» **EXERCISE INSTRUCTIONS**
Copy out the listing that follows exactly, dropping every picture.
== SUPPLIED MATERIAL ==
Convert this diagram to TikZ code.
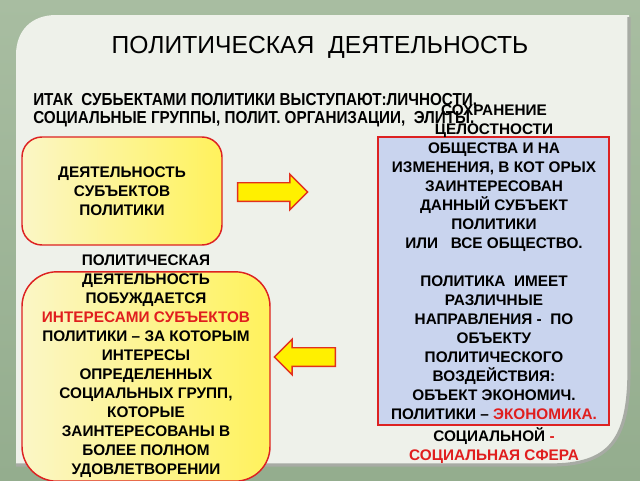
\documentclass[tikz,border=0pt]{standalone}
\usepackage{fontspec}
\setmainfont{Liberation Sans}
\newfontfamily\narrowbf{Liberation Sans Bold}[FakeStretch=0.88]
\usepackage{tikz}
\usetikzlibrary{shapes.arrows,positioning}

\definecolor{bggreen}{HTML}{A8BDA1}
\definecolor{bgdark}{HTML}{94AD8E}
\definecolor{panelfill}{HTML}{EEF1EA}
\definecolor{bevelgray}{HTML}{A7ABA4}
\definecolor{boxred}{HTML}{DD2222}
\definecolor{cream}{HTML}{FBF6C6}
\definecolor{lemon}{HTML}{FFF25C}
\definecolor{paleblue}{HTML}{C9D4EE}
\definecolor{arrowyellow}{HTML}{FFF000}
\definecolor{arrowred}{HTML}{E2301E}
\definecolor{textred}{HTML}{E01E1E}

\begin{document}
\begin{tikzpicture}[x=0.75pt,y=-0.75pt]
    \tikzstyle{yellowbox} = [rectangle, draw=boxred, line width=1.1pt, left color=cream, right color=lemon]
    \tikzstyle{bluebox} = [rectangle, draw=boxred, line width=1.1pt, fill=paleblue]
    \tikzstyle{bodytext} = [align=center, inner sep=0pt, font=\bfseries\fontsize{11.5pt}{14.25pt}\selectfont]
    \tikzstyle{blockarrow} = [single arrow, draw=arrowred, line width=1.1pt, fill=arrowyellow,
        inner xsep=0pt, inner ysep=6.4pt, single arrow head extend=6.4pt, text height=0pt, text depth=0pt]

    \useasboundingbox (0,0) rectangle (640,480);

    % Background and panel
    \shade[top color=bggreen, bottom color=bgdark] (0,0) rectangle (640,480);
    \fill[panelfill] (16,465) -- (16,55) .. controls (16,30) and (32,15) .. (56,15) -- (629,15)
        -- (629,370) .. controls (629,440) and (610,465) .. (550,465) -- cycle;
    \draw[bevelgray, line width=2.4pt] (629,17) -- (629,370) .. controls (629,440) and (610,465) .. (550,465) -- (16,465);

    % Headings
    \node[font=\fontsize{18.5pt}{22pt}\selectfont] (title) at (320,47) {ПОЛИТИЧЕСКАЯ\ \ ДЕЯТЕЛЬНОСТЬ};
    \node[anchor=north west, align=left, inner sep=0pt, font=\narrowbf\fontsize{13pt}{13.5pt}\selectfont] (intro) at (33,93.5)
        {ИТАК\ \ СУБЬЕКТАМИ ПОЛИТИКИ ВЫСТУПАЮТ:ЛИЧНОСТИ,\\ СОЦИАЛЬНЫЕ ГРУППЫ, ПОЛИТ. ОРГАНИЗАЦИИ,\ \ ЭЛИТЫ.};

    % Boxes
    \node[yellowbox, rounded corners=15pt, minimum width=150pt, minimum height=81pt, bodytext] (actbox) at (122,191)
        {ДЕЯТЕЛЬНОСТЬ\\ СУБЪЕКТОВ\\ ПОЛИТИКИ};
    \node[yellowbox, rounded corners=26pt, minimum width=186pt, minimum height=157pt] (intbox) at (146,376.5) {};
    \node[bluebox, minimum width=173.25pt, minimum height=216pt] (goalbox) at (493.5,281) {};

    % Texts over the boxes
    \node[bodytext, anchor=north] (inttext) at (146,254.5)
        {ПОЛИТИЧЕСКАЯ\\ ДЕЯТЕЛЬНОСТЬ\\ ПОБУЖДАЕТСЯ\\ \textcolor{textred}{ИНТЕРЕСАМИ СУБЪЕКТОВ}\\
         ПОЛИТИКИ – ЗА КОТОРЫМ\\ ИНТЕРЕСЫ\\ ОПРЕДЕЛЕННЫХ\\ СОЦИАЛЬНЫХ ГРУПП,\\ КОТОРЫЕ\\
         ЗАИНТЕРЕСОВАНЫ В\\ БОЛЕЕ ПОЛНОМ\\ УДОВЛЕТВОРЕНИИ};
    \node[bodytext, anchor=north] (goaltext) at (494,104.5)
        {СОХРАНЕНИЕ\\ ЦЕЛОСТНОСТИ\\ ОБЩЕСТВА И НА\\ ИЗМЕНЕНИЯ, В КОТ ОРЫХ\\ ЗАИНТЕРЕСОВАН\\
         ДАННЫЙ СУБЪЕКТ\\ ПОЛИТИКИ\\ ИЛИ\ \ \ ВСЕ ОБЩЕСТВО.\\[14.25pt]
         ПОЛИТИКА\ \ ИМЕЕТ\\ РАЗЛИЧНЫЕ\\ НАПРАВЛЕНИЯ -\ \ ПО\\ ОБЪЕКТУ\\ ПОЛИТИЧЕСКОГО\\
         ВОЗДЕЙСТВИЯ:\\ ОБЪЕКТ ЭКОНОМИЧ.\\ ПОЛИТИКИ – \textcolor{textred}{ЭКОНОМИКА.}\\[2pt]
         СОЦИАЛЬНОЙ \textcolor{textred}{-}\\ \textcolor{textred}{СОЦИАЛЬНАЯ СФЕРА}};

    % Arrows
    \node[blockarrow, minimum height=52.5pt] (toright) at (268,192) {};
    \node[blockarrow, minimum height=45.75pt, shape border rotate=180] (toleft) at (309.5,357) {};
\end{tikzpicture}
\end{document}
===
» **WRITTEN RESPONSE**
Convert this diagram to TikZ code.
\documentclass[tikz,border=0pt]{standalone}
\usepackage{fontspec}
\setmainfont{Liberation Sans}
\newfontfamily\narrowbf{Liberation Sans Bold}[FakeStretch=0.88]
\usepackage{tikz}
\usetikzlibrary{shapes.arrows,positioning}

\definecolor{bggreen}{HTML}{A8BDA1}
\definecolor{bgdark}{HTML}{94AD8E}
\definecolor{panelfill}{HTML}{EEF1EA}
\definecolor{bevelgray}{HTML}{A7ABA4}
\definecolor{boxred}{HTML}{DD2222}
\definecolor{cream}{HTML}{FBF6C6}
\definecolor{lemon}{HTML}{FFF25C}
\definecolor{paleblue}{HTML}{C9D4EE}
\definecolor{arrowyellow}{HTML}{FFF000}
\definecolor{arrowred}{HTML}{E2301E}
\definecolor{textred}{HTML}{E01E1E}

\begin{document}
\begin{tikzpicture}[x=0.75pt,y=-0.75pt]
    \tikzstyle{yellowbox} = [rectangle, draw=boxred, line width=1.1pt, left color=cream, right color=lemon]
    \tikzstyle{bluebox} = [rectangle, draw=boxred, line width=1.1pt, fill=paleblue]
    \tikzstyle{bodytext} = [align=center, inner sep=0pt, font=\bfseries\fontsize{11.5pt}{14.25pt}\selectfont]
    \tikzstyle{blockarrow} = [single arrow, draw=arrowred, line width=1.1pt, fill=arrowyellow,
        inner xsep=0pt, inner ysep=6.4pt, single arrow head extend=6.4pt, text height=0pt, text depth=0pt]

    \useasboundingbox (0,0) rectangle (640,480);

    % Background and panel
    \shade[top color=bggreen, bottom color=bgdark] (0,0) rectangle (640,480);
    \fill[panelfill] (16,465) -- (16,55) .. controls (16,30) and (32,15) .. (56,15) -- (629,15)
        -- (629,370) .. controls (629,440) and (610,465) .. (550,465) -- cycle;
    \draw[bevelgray, line width=2.4pt] (629,17) -- (629,370) .. controls (629,440) and (610,465) .. (550,465) -- (16,465);

    % Headings
    \node[font=\fontsize{18.5pt}{22pt}\selectfont] (title) at (320,47) {ПОЛИТИЧЕСКАЯ\ \ ДЕЯТЕЛЬНОСТЬ};
    \node[anchor=north west, align=left, inner sep=0pt, font=\narrowbf\fontsize{13pt}{13.5pt}\selectfont] (intro) at (33,93.5)
        {ИТАК\ \ СУБЬЕКТАМИ ПОЛИТИКИ ВЫСТУПАЮТ:ЛИЧНОСТИ,\\ СОЦИАЛЬНЫЕ ГРУППЫ, ПОЛИТ. ОРГАНИЗАЦИИ,\ \ ЭЛИТЫ.};

    % Boxes
    \node[yellowbox, rounded corners=15pt, minimum width=150pt, minimum height=81pt, bodytext] (actbox) at (122,191)
        {ДЕЯТЕЛЬНОСТЬ\\ СУБЪЕКТОВ\\ ПОЛИТИКИ};
    \node[yellowbox, rounded corners=26pt, minimum width=186pt, minimum height=157pt] (intbox) at (146,376.5) {};
    \node[bluebox, minimum width=173.25pt, minimum height=216pt] (goalbox) at (493.5,281) {};

    % Texts over the boxes
    \node[bodytext, anchor=north] (inttext) at (146,254.5)
        {ПОЛИТИЧЕСКАЯ\\ ДЕЯТЕЛЬНОСТЬ\\ ПОБУЖДАЕТСЯ\\ \textcolor{textred}{ИНТЕРЕСАМИ СУБЪЕКТОВ}\\
         ПОЛИТИКИ – ЗА КОТОРЫМ\\ ИНТЕРЕСЫ\\ ОПРЕДЕЛЕННЫХ\\ СОЦИАЛЬНЫХ ГРУПП,\\ КОТОРЫЕ\\
         ЗАИНТЕРЕСОВАНЫ В\\ БОЛЕЕ ПОЛНОМ\\ УДОВЛЕТВОРЕНИИ};
    \node[bodytext, anchor=north] (goaltext) at (494,104.5)
        {СОХРАНЕНИЕ\\ ЦЕЛОСТНОСТИ\\ ОБЩЕСТВА И НА\\ ИЗМЕНЕНИЯ, В КОТ ОРЫХ\\ ЗАИНТЕРЕСОВАН\\
         ДАННЫЙ СУБЪЕКТ\\ ПОЛИТИКИ\\ ИЛИ\ \ \ ВСЕ ОБЩЕСТВО.\\[14.25pt]
         ПОЛИТИКА\ \ ИМЕЕТ\\ РАЗЛИЧНЫЕ\\ НАПРАВЛЕНИЯ -\ \ ПО\\ ОБЪЕКТУ\\ ПОЛИТИЧЕСКОГО\\
         ВОЗДЕЙСТВИЯ:\\ ОБЪЕКТ ЭКОНОМИЧ.\\ ПОЛИТИКИ – \textcolor{textred}{ЭКОНОМИКА.}\\[2pt]
         СОЦИАЛЬНОЙ \textcolor{textred}{-}\\ \textcolor{textred}{СОЦИАЛЬНАЯ СФЕРА}};

    % Arrows
    \node[blockarrow, minimum height=52.5pt] (toright) at (268,192) {};
    \node[blockarrow, minimum height=45.75pt, shape border rotate=180] (toleft) at (309.5,357) {};
\end{tikzpicture}
\end{document}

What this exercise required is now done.